その過程で、会計等を精査していたところ、ある区分所有者が、管理費等をちょこちょこと
支払ってはいたものの、それでも合計10年分近く滞納していることが判明したのです。
そのため、管理組合(原告)として、滞納者(被告)に対して、滞納している
管理費等全額の支払を請求したのですが、滞納者からは、
「5年以上前に支払期日が到来したものについては、管理費等支払請求権の消滅時効が完成しているから、
払う必要はない」
と反論されてしまいました。
【裁判所の判断を簡単にいうと?】
被告は、管理費等を支払った月もある。
この一部弁済によって、自ら債務を承認したといえる。
よって、5年以上前の管理費等についても、信義則上、消滅時効の完成を
主張することは許されない。
【この裁判例から学べること】
マンションの管理費等は、決められた支払期日から5年間が経過すると、
順次、債権の消滅時効が完成してしまいます。
そのため、滞納者側が、「時効だ!」と主張(これを「援用」といいます。
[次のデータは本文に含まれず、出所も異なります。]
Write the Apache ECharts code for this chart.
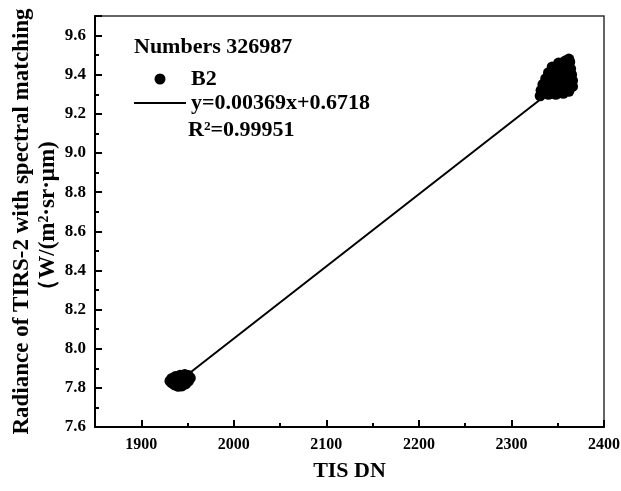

)してしまうと、
管理組合による支払請求が認められないのが原則です。
しかしながら、滞納者の中には、滞納期間の一部に関して弁済をしている場合も
少なくありません。
そのため、この一部弁済が、債権の消滅時効をリセットさせる事由である
「承認」(民法152条1項)に該当するのか否かが争点となることがあります。
この裁判例は、「承認」というよりは、「信義則による時効援用権の喪失」
という理屈を採用したようです。
しかし、マンションの管理費等の事案ではありませんが、
最高裁判所の判例として以下のようなものがあります。
(大意)
債務者が、同じ債権者に対し、複数の債務を負っている場合において、
債務者が、その充当先を指定することなく、全債務を完済するのに足りない一部弁済を
したときは、この一部弁済は、特段の事情のない限り、全ての債務との関係で、
「承認」に該当し、消滅時効がリセットされる。
よって、管理組合としては、仮に何らかの事情で5年以上前の管理費等についての
時効リセット措置(訴訟提起など)を行うことができていない事案についても、
その間に一部弁済が行われていたときは、この一部弁済による債権全体の「承認」が
なされたものとして、全額を滞納者に対して請求していくべきでしょう。